→ TASK: Please transcribe the listing below in full and word for word, without its pictures.

→ EXERCISE MATERIALS:
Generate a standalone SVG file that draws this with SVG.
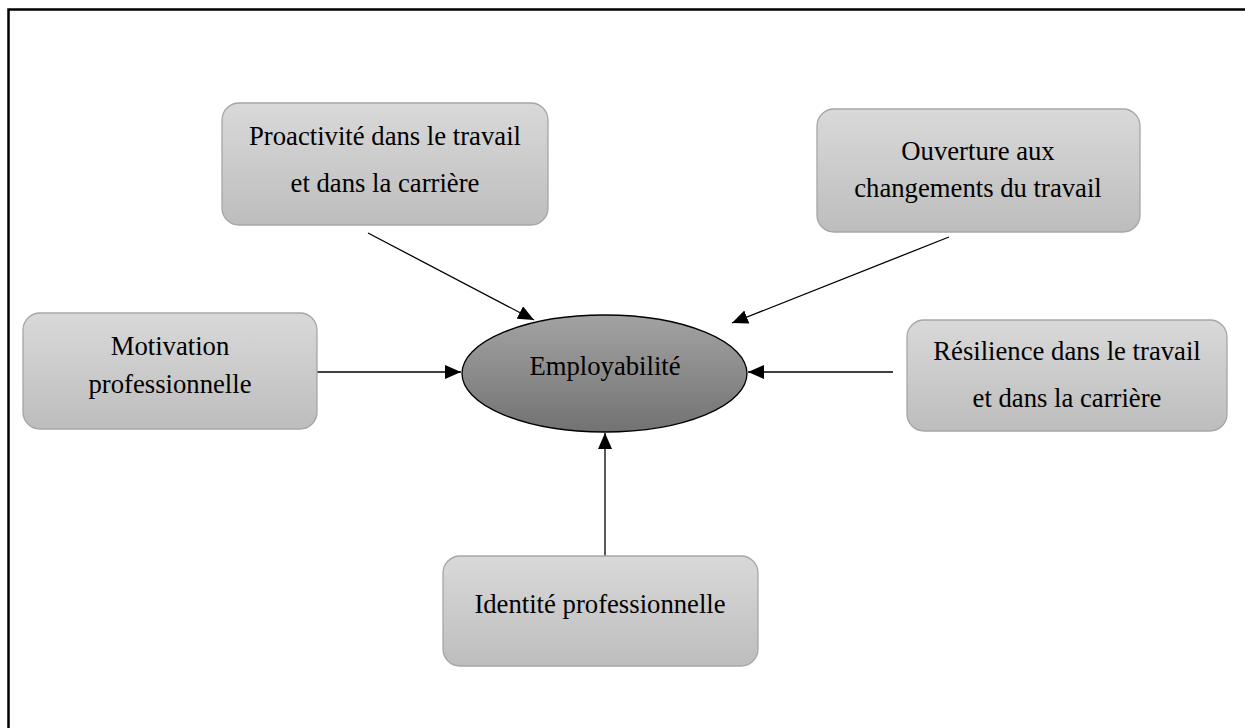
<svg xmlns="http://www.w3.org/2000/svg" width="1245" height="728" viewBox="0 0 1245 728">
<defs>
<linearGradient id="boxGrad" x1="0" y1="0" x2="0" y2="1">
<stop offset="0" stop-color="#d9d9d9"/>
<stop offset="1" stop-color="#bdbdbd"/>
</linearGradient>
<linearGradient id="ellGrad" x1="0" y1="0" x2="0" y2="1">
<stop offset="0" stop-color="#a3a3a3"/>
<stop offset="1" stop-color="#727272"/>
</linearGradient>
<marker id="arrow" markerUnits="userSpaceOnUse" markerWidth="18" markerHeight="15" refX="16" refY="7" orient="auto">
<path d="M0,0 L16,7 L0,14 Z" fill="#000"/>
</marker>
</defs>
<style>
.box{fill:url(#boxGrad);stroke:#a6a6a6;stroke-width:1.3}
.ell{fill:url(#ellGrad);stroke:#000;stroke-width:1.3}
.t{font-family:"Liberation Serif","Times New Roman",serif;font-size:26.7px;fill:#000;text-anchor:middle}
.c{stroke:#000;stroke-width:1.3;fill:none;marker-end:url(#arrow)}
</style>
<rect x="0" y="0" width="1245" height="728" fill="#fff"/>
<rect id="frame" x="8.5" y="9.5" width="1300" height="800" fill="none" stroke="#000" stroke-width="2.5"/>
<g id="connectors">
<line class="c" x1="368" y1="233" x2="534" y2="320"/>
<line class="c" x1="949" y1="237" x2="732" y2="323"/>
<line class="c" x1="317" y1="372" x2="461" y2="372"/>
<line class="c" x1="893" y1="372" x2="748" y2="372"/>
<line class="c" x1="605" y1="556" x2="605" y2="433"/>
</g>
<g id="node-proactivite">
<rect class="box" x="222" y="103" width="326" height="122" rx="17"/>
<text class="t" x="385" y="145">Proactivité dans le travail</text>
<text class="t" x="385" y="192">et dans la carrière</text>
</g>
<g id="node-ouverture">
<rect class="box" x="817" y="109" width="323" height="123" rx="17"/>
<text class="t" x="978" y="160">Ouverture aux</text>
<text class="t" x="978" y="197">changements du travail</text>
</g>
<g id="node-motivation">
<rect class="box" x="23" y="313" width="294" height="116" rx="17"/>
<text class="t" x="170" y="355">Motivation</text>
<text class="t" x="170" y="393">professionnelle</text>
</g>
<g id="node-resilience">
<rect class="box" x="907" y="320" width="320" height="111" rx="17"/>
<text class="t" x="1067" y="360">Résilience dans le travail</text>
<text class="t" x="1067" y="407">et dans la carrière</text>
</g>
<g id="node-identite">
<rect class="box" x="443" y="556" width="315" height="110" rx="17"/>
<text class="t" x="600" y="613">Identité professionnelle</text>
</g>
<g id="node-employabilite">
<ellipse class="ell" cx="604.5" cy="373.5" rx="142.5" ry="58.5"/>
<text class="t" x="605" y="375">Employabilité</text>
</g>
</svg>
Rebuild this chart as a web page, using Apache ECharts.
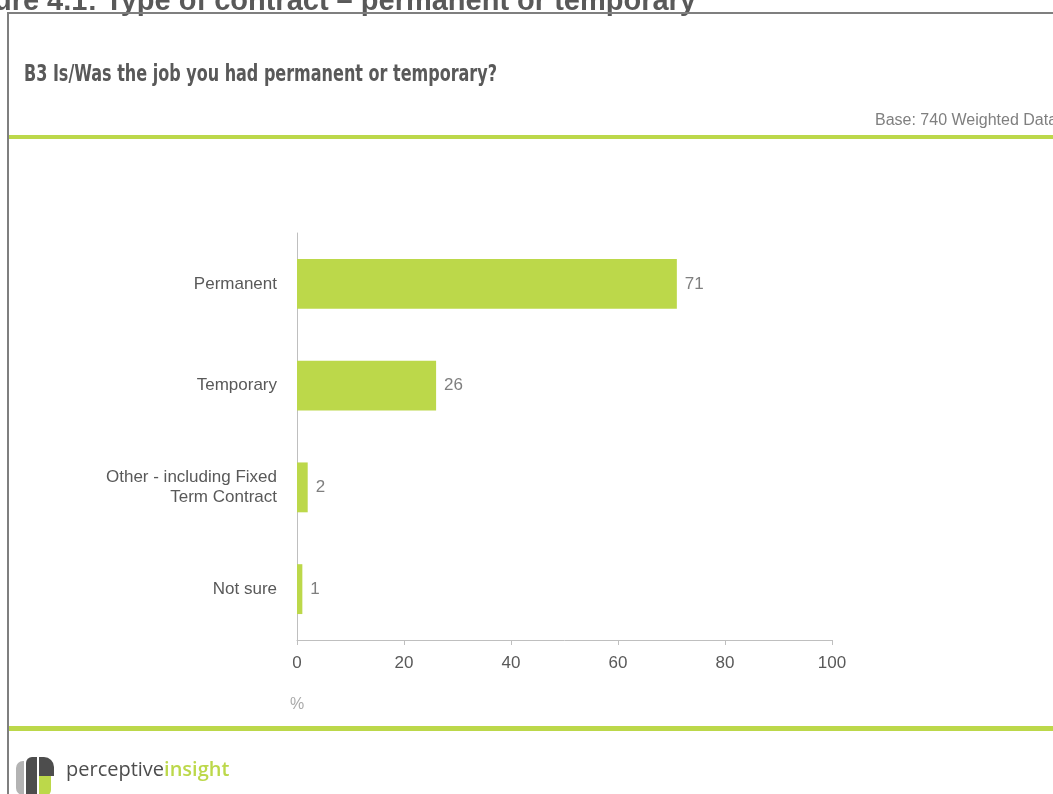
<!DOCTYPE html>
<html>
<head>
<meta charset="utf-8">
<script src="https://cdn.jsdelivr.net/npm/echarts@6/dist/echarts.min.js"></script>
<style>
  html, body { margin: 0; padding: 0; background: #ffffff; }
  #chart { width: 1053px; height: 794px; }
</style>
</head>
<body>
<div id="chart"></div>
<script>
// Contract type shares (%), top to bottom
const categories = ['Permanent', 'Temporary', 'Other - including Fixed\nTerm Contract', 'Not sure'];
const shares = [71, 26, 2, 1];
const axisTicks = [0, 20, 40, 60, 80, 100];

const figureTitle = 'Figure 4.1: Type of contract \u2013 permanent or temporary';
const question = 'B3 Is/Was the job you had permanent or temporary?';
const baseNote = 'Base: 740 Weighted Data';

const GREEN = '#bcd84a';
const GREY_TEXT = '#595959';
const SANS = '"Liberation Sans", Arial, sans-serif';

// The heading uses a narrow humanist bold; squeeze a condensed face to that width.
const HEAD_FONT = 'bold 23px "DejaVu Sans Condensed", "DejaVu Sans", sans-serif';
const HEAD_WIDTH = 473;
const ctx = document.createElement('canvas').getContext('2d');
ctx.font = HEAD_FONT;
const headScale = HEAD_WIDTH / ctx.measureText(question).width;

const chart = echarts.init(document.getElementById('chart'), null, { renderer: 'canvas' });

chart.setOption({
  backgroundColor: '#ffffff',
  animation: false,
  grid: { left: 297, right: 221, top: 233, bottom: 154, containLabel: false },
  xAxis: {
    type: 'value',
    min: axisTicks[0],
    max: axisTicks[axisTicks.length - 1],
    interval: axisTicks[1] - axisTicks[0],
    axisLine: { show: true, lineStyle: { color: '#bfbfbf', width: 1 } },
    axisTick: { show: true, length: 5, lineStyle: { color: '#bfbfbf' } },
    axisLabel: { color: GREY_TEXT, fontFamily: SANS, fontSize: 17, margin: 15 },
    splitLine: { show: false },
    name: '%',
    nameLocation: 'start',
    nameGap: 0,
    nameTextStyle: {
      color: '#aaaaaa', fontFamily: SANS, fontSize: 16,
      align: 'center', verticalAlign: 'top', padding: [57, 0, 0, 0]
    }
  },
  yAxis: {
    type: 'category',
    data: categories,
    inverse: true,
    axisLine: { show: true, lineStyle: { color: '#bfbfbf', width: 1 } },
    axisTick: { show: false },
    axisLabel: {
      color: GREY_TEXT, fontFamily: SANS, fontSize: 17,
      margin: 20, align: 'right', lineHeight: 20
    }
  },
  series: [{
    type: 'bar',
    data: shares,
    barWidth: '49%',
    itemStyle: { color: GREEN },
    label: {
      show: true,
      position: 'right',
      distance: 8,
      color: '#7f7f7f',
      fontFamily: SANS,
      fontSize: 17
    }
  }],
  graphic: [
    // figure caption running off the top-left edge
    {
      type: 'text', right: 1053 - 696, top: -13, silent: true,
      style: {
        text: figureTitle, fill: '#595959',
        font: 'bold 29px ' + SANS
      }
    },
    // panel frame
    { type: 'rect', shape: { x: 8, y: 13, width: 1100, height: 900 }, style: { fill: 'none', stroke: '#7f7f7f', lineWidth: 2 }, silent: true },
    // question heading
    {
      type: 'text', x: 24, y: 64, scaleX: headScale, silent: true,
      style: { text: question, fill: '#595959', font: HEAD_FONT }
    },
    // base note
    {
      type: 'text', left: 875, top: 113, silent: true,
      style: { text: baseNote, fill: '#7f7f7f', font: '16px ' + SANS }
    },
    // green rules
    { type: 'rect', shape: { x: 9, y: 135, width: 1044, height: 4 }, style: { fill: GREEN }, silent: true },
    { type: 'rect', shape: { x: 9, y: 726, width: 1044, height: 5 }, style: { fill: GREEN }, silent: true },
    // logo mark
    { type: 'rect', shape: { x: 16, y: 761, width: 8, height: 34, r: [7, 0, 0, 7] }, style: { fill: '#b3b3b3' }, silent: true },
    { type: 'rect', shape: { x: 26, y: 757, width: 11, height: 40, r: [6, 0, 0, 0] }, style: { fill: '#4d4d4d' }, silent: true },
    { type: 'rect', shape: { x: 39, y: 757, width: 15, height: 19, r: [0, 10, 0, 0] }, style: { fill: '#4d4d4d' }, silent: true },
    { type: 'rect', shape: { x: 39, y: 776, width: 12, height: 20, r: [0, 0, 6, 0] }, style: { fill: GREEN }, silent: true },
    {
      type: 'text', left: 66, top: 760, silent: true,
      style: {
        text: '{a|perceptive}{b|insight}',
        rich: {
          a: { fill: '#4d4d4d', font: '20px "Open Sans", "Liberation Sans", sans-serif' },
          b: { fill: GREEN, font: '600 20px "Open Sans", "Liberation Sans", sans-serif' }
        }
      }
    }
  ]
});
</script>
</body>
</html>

→ RESULT OF THE EXERCISE:
Generate a standalone SVG file that draws this with SVG.
<svg xmlns="http://www.w3.org/2000/svg" width="1245" height="728" viewBox="0 0 1245 728">
<defs>
<linearGradient id="boxGrad" x1="0" y1="0" x2="0" y2="1">
<stop offset="0" stop-color="#d9d9d9"/>
<stop offset="1" stop-color="#bdbdbd"/>
</linearGradient>
<linearGradient id="ellGrad" x1="0" y1="0" x2="0" y2="1">
<stop offset="0" stop-color="#a3a3a3"/>
<stop offset="1" stop-color="#727272"/>
</linearGradient>
<marker id="arrow" markerUnits="userSpaceOnUse" markerWidth="18" markerHeight="15" refX="16" refY="7" orient="auto">
<path d="M0,0 L16,7 L0,14 Z" fill="#000"/>
</marker>
</defs>
<style>
.box{fill:url(#boxGrad);stroke:#a6a6a6;stroke-width:1.3}
.ell{fill:url(#ellGrad);stroke:#000;stroke-width:1.3}
.t{font-family:"Liberation Serif","Times New Roman",serif;font-size:26.7px;fill:#000;text-anchor:middle}
.c{stroke:#000;stroke-width:1.3;fill:none;marker-end:url(#arrow)}
</style>
<rect x="0" y="0" width="1245" height="728" fill="#fff"/>
<rect id="frame" x="8.5" y="9.5" width="1300" height="800" fill="none" stroke="#000" stroke-width="2.5"/>
<g id="connectors">
<line class="c" x1="368" y1="233" x2="534" y2="320"/>
<line class="c" x1="949" y1="237" x2="732" y2="323"/>
<line class="c" x1="317" y1="372" x2="461" y2="372"/>
<line class="c" x1="893" y1="372" x2="748" y2="372"/>
<line class="c" x1="605" y1="556" x2="605" y2="433"/>
</g>
<g id="node-proactivite">
<rect class="box" x="222" y="103" width="326" height="122" rx="17"/>
<text class="t" x="385" y="145">Proactivité dans le travail</text>
<text class="t" x="385" y="192">et dans la carrière</text>
</g>
<g id="node-ouverture">
<rect class="box" x="817" y="109" width="323" height="123" rx="17"/>
<text class="t" x="978" y="160">Ouverture aux</text>
<text class="t" x="978" y="197">changements du travail</text>
</g>
<g id="node-motivation">
<rect class="box" x="23" y="313" width="294" height="116" rx="17"/>
<text class="t" x="170" y="355">Motivation</text>
<text class="t" x="170" y="393">professionnelle</text>
</g>
<g id="node-resilience">
<rect class="box" x="907" y="320" width="320" height="111" rx="17"/>
<text class="t" x="1067" y="360">Résilience dans le travail</text>
<text class="t" x="1067" y="407">et dans la carrière</text>
</g>
<g id="node-identite">
<rect class="box" x="443" y="556" width="315" height="110" rx="17"/>
<text class="t" x="600" y="613">Identité professionnelle</text>
</g>
<g id="node-employabilite">
<ellipse class="ell" cx="604.5" cy="373.5" rx="142.5" ry="58.5"/>
<text class="t" x="605" y="375">Employabilité</text>
</g>
</svg>
Rebuild this chart as a web page, using Apache ECharts.
<!DOCTYPE html>
<html>
<head>
<meta charset="utf-8">
<script src="https://cdn.jsdelivr.net/npm/echarts@6/dist/echarts.min.js"></script>
<style>
  html, body { margin: 0; padding: 0; background: #ffffff; }
  #chart { width: 1053px; height: 794px; }
</style>
</head>
<body>
<div id="chart"></div>
<script>
// Contract type shares (%), top to bottom
const categories = ['Permanent', 'Temporary', 'Other - including Fixed\nTerm Contract', 'Not sure'];
const shares = [71, 26, 2, 1];
const axisTicks = [0, 20, 40, 60, 80, 100];

const figureTitle = 'Figure 4.1: Type of contract \u2013 permanent or temporary';
const question = 'B3 Is/Was the job you had permanent or temporary?';
const baseNote = 'Base: 740 Weighted Data';

const GREEN = '#bcd84a';
const GREY_TEXT = '#595959';
const SANS = '"Liberation Sans", Arial, sans-serif';

// The heading uses a narrow humanist bold; squeeze a condensed face to that width.
const HEAD_FONT = 'bold 23px "DejaVu Sans Condensed", "DejaVu Sans", sans-serif';
const HEAD_WIDTH = 473;
const ctx = document.createElement('canvas').getContext('2d');
ctx.font = HEAD_FONT;
const headScale = HEAD_WIDTH / ctx.measureText(question).width;

const chart = echarts.init(document.getElementById('chart'), null, { renderer: 'canvas' });

chart.setOption({
  backgroundColor: '#ffffff',
  animation: false,
  grid: { left: 297, right: 221, top: 233, bottom: 154, containLabel: false },
  xAxis: {
    type: 'value',
    min: axisTicks[0],
    max: axisTicks[axisTicks.length - 1],
    interval: axisTicks[1] - axisTicks[0],
    axisLine: { show: true, lineStyle: { color: '#bfbfbf', width: 1 } },
    axisTick: { show: true, length: 5, lineStyle: { color: '#bfbfbf' } },
    axisLabel: { color: GREY_TEXT, fontFamily: SANS, fontSize: 17, margin: 15 },
    splitLine: { show: false },
    name: '%',
    nameLocation: 'start',
    nameGap: 0,
    nameTextStyle: {
      color: '#aaaaaa', fontFamily: SANS, fontSize: 16,
      align: 'center', verticalAlign: 'top', padding: [57, 0, 0, 0]
    }
  },
  yAxis: {
    type: 'category',
    data: categories,
    inverse: true,
    axisLine: { show: true, lineStyle: { color: '#bfbfbf', width: 1 } },
    axisTick: { show: false },
    axisLabel: {
      color: GREY_TEXT, fontFamily: SANS, fontSize: 17,
      margin: 20, align: 'right', lineHeight: 20
    }
  },
  series: [{
    type: 'bar',
    data: shares,
    barWidth: '49%',
    itemStyle: { color: GREEN },
    label: {
      show: true,
      position: 'right',
      distance: 8,
      color: '#7f7f7f',
      fontFamily: SANS,
      fontSize: 17
    }
  }],
  graphic: [
    // figure caption running off the top-left edge
    {
      type: 'text', right: 1053 - 696, top: -13, silent: true,
      style: {
        text: figureTitle, fill: '#595959',
        font: 'bold 29px ' + SANS
      }
    },
    // panel frame
    { type: 'rect', shape: { x: 8, y: 13, width: 1100, height: 900 }, style: { fill: 'none', stroke: '#7f7f7f', lineWidth: 2 }, silent: true },
    // question heading
    {
      type: 'text', x: 24, y: 64, scaleX: headScale, silent: true,
      style: { text: question, fill: '#595959', font: HEAD_FONT }
    },
    // base note
    {
      type: 'text', left: 875, top: 113, silent: true,
      style: { text: baseNote, fill: '#7f7f7f', font: '16px ' + SANS }
    },
    // green rules
    { type: 'rect', shape: { x: 9, y: 135, width: 1044, height: 4 }, style: { fill: GREEN }, silent: true },
    { type: 'rect', shape: { x: 9, y: 726, width: 1044, height: 5 }, style: { fill: GREEN }, silent: true },
    // logo mark
    { type: 'rect', shape: { x: 16, y: 761, width: 8, height: 34, r: [7, 0, 0, 7] }, style: { fill: '#b3b3b3' }, silent: true },
    { type: 'rect', shape: { x: 26, y: 757, width: 11, height: 40, r: [6, 0, 0, 0] }, style: { fill: '#4d4d4d' }, silent: true },
    { type: 'rect', shape: { x: 39, y: 757, width: 15, height: 19, r: [0, 10, 0, 0] }, style: { fill: '#4d4d4d' }, silent: true },
    { type: 'rect', shape: { x: 39, y: 776, width: 12, height: 20, r: [0, 0, 6, 0] }, style: { fill: GREEN }, silent: true },
    {
      type: 'text', left: 66, top: 760, silent: true,
      style: {
        text: '{a|perceptive}{b|insight}',
        rich: {
          a: { fill: '#4d4d4d', font: '20px "Open Sans", "Liberation Sans", sans-serif' },
          b: { fill: GREEN, font: '600 20px "Open Sans", "Liberation Sans", sans-serif' }
        }
      }
    }
  ]
});
</script>
</body>
</html>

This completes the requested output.